Warren Schmidt (Nicholson) tem 66 anos e recém se aposentou. Sem maiores objetivos na vida, começa a se corresponder com o pequeno Ngudu, um órfão que vive na Tanzânia e que ele apadrinha através de um sistema de ajuda internacional. Por essas cartas temos acesso as suas idéias, sentimentos e tristezas. Terá tudo valido à pena?, é que pergunta a si próprio, sem encontrar uma resposta satisfatória. Após a morte da esposa (June Squibb), encontra no eminente casamento da filha (Hope Davis, de Capitão América: Guerra Civil, 2016) uma missão a ser cumprida: ele precisa impedir que ela se case com alguém “inferior”, abaixo do que merece, segundo sua visão.
As Confissões de Schmidt é construído numa estrutura de três atos. Se primeiro temos esse quadro com as insatisfações de um homem já no crepúsculo de sua vida, quando seus sonhos já o abandonaram e tudo o que possui lhe parece pouco e sem sentido, na segunda parte o que vemos é um painel das peculiaridades que formam o cidadão médio norte-americano. Schmidt parte com seu motorhome rumo à filha, numa road trip ao acaso, atingindo um resultado muito parecido com o visto em Uma História Real (1999), de David Lynch. Estaria na simplicidade das pequenas cidades a verdadeira chave para a felicidade? Talvez sim, talvez não, afinal as respostas nunca são muito claras para Schmidt.

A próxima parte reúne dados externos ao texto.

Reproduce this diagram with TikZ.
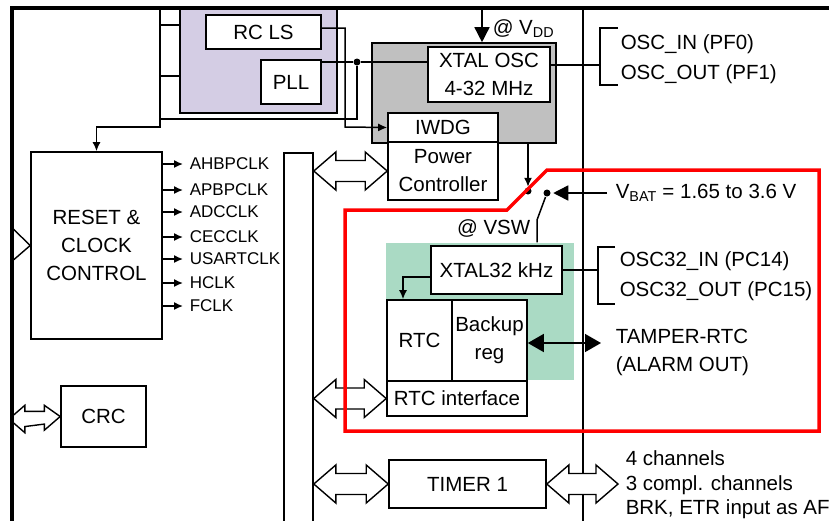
\documentclass[tikz,border=0pt]{standalone}
\usepackage{fontspec}
\setmainfont{Liberation Sans}
\usetikzlibrary{arrows.meta,calc}
\definecolor{lsviolet}{RGB}{212,205,228}
\definecolor{oscgray}{RGB}{192,192,192}
\definecolor{rtcgreen}{RGB}{170,218,196}
\newcommand{\blockarrow}[3][1]{%
	\draw[blockarrow] let \p1=(#2), \p2=(#3) in
		(\p1) -- ++(22pt*#1,19pt*#1) -- ++(0pt,-8.5pt*#1) -- (\x2-22pt*#1,\y1+10.5pt*#1) -- ++(0pt,8.5pt*#1) -- (\p2)
		-- ++(-22pt*#1,-19pt*#1) -- ++(0pt,8.5pt*#1) -- (\x1+22pt*#1,\y1-10.5pt*#1) -- ++(0pt,-8.5pt*#1) -- cycle;}

\begin{document}
\begin{tikzpicture}[x=1pt,y=-1pt,line width=1.5pt,
	every node/.style={font=\fontsize{20.5}{28}\selectfont,inner sep=0pt},
	box/.style={draw,fill=white,line width=1.6pt,align=center},
	tip/.style={-{Latex[length=9pt,width=8pt]}},
	bigtip/.style={-{Triangle[length=15pt,width=15pt]}},
	blockarrow/.style={draw,fill=white,line width=1.4pt,line join=miter},
	clk/.style={anchor=west,font=\fontsize{17}{20}\selectfont}]
	\useasboundingbox (0,0) rectangle (829,520);
	\node[box,fill=lsviolet,minimum width=157pt,minimum height=105pt] (lsbox) at (258.5,60.5) {};
	\node[box,minimum width=115pt,minimum height=34pt] (rcls) at (263.5,32) {RC LS};
	\node[box,minimum width=60pt,minimum height=44pt] (pll) at (291,82) {PLL};
	\node[box,fill=oscgray,minimum width=184pt,minimum height=100pt] (osc) at (464,93) {};
	\node[box,minimum width=122pt,minimum height=55pt] (xosc) at (489,74.5) {XTAL OSC\\4-32 MHz};
	\node[box,minimum width=110pt,minimum height=29pt] (iwdg) at (443,127.5) {IWDG};
	\node[box,minimum width=110pt,minimum height=58pt] (pwr) at (443,171) {Power\\Controller};
	\node[box,minimum width=131pt,minimum height=187pt] (reset) at (96.5,245.5) {RESET \&\\CLOCK\\CONTROL};
	\node[box,minimum width=29pt,minimum height=380pt,anchor=north] (bus) at (298.5,152) {};
	\node[box,minimum width=85pt,minimum height=61pt] (crc) at (103.5,416.5) {CRC};
	\node[fill=rtcgreen,minimum width=188pt,minimum height=137pt] (rtcarea) at (480,311.5) {};
	\node[box,minimum width=131pt,minimum height=48pt] (xlse) at (496.5,270) {XTAL32 kHz};
	\node[box,minimum width=65pt,minimum height=81pt] (rtc) at (419.5,340.5) {RTC};
	\node[box,minimum width=75pt,minimum height=81pt] (bkp) at (489.5,340.5) {Backup\\reg};
	\node[box,minimum width=140pt,minimum height=35pt] (rtcif) at (457,398.5) {RTC interface};
	\node[box,minimum width=157pt,minimum height=48pt] (tim) at (467.5,484) {TIMER 1};
	\draw (583,8) -- (583,530);
	\coordinate (trunk) at (160,8);
	\coordinate (vdd) at (482,8);
	\coordinate (vbat) at (607,193);
	\coordinate (tamper) at (601,343);
	\coordinate (timout) at (618,484);
	\coordinate (crcin) at (9,419);
	\coordinate (rstin) at (-60,243);
	\draw (trunk |- 0,25) -- (lsbox.west |- 0,25);
	\draw (trunk |- 0,76) -- (lsbox.west |- 0,76);
	\draw[tip] (trunk) -- (160,127) -| (reset.north);
	\node[circle,fill,minimum size=7pt] (jn) at (357,62) {};
	\draw (pll.east |- jn) -- (jn) -- (xosc.west |- jn);
	\draw (jn) |- (trunk |- 0,119);
	\draw[tip] (rcls.east |- 0,28) -| (345,127) -- (iwdg.west);
	\draw[bigtip] (vdd) -- (vdd |- osc.north);
	\node[anchor=west] (vddlbl) at (492,29) {@ V\textsubscript{DD}};
	\draw (xosc.east |- 0,65) -- (600,65);
	\draw (618,28) -| (600,85) -- (618,85);
	\node[anchor=west,align=left,font=\fontsize{20.5}{30}\selectfont] (osclbl) at (620,59) {OSC\_IN (PF0)\\OSC\_OUT (PF1)};
	\node[circle,fill,minimum size=7pt] (swa) at (528,191) {};
	\node[circle,fill,minimum size=7pt] (swb) at (547,193) {};
	\draw[tip] (osc.south -| swa) -- (swa.north);
	\draw (swb) -- (537,220) -- (rtcarea.north -| 537,0);
	\draw[bigtip,shorten >=2pt] (vbat) -- (swb.east);
	\node[anchor=west] (vbatlbl) at (615,193) {V\textsubscript{BAT} = 1.65 to 3.6 V};
	\node[anchor=east] (vswlbl) at (531,228) {@ VSW};
	\draw (xlse.east) -- (598,270);
	\draw (615,247) -| (598,304) -- (615,304);
	\node[anchor=west,align=left,font=\fontsize{20.5}{30}\selectfont] (lselbl) at (619,276) {OSC32\_IN (PC14)\\OSC32\_OUT (PC15)};
	\draw[tip] (xlse.west |- 0,277) -| (403,0 |- rtc.north);
	\draw[{Triangle[length=16pt,width=18pt]}-{Triangle[length=16pt,width=18pt]}] (bkp.east |- tamper) -- (tamper);
	\node[anchor=west,align=left] (tamperlbl) at (615,352) {TAMPER-RTC\\(ALARM OUT)};
	\foreach \y/\name in {164/AHBPCLK,190/APBPCLK,212/ADCCLK,237/CECCLK,259/USARTCLK,283/HCLK,306/FCLK}{
		\node[clk] (\name) at (189,\y) {\name};
		\draw[tip,shorten >=6pt] (reset.east |- \name.west) -- (\name.west);
	}
	\blockarrow{bus.east |- pwr.west}{pwr.west}
	\blockarrow{bus.east |- rtcif.west}{rtcif.west}
	\blockarrow{bus.east |- tim.west}{tim.west}
	\blockarrow{tim.east}{timout}
	\begin{scope}
		\clip (12,0) rectangle (829,520);
		\blockarrow[0.72]{crcin}{crc.west}
		\blockarrow{rstin}{reset.west}
	\end{scope}
	\node[anchor=west,align=left,font=\fontsize{20.5}{24.5}\selectfont] (timlbl) at (625,485) {4 channels\\3 compl. channels\\BRK, ETR input as AF};
	\draw[red,line width=3.5pt] (345,210) -- (507,210) -- (547,170) -- (819,170) -- (819,431) -- (345,431) -- cycle;
	\draw[line width=3.5pt] (12,530) -- (12,8) -- (835,8);
\end{tikzpicture}
\end{document}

É com o terceiro segmento, entretanto, que as maiores surpresas serão reveladas. Quando Schmidt finalmente chega à casa dos futuros sogros de sua filha e Nicholson começa a interagir com os demais membros do elenco. É nesse ponto em que se desenvolve melhor a relação dele com a filha, com o genro (Dermot Mulroney, numa caracterização impressionante), e com a mãe desse (Kathy Bates, impagável). Chega a ser impressionante o que uma boa atriz é capaz de fazer, mesmo com tão pouco tempo em cena. Bates, como Roberta, simplesmente ilumina a cena em cada aparição, com uma naturalidade total em seus movimentos, justificando sua indicação ao Oscar.
No final desta trajetória, As Confissões de Schmidt se confirma como um percurso dolorido e, ao mesmo tempo, necessário, amenizado pela ironia e bom humor dos condutores. As reflexões provocadas são pertinentes e estimulam o raciocínio, mesmo que muitas vezes acabem ficando à sombra da presença gigantesca de Nicholson, um ator acima de qualquer crítica – ao menos nesse trabalho, em que abdica do seu porte usual e assume uma personalidade frágil e decadente, realmente “vestindo” o personagem. É um aula de atuação e que vislumbra também uma lição de vida, ainda que essa seja colocada numa posição secundária pela forma como foi levada às telas.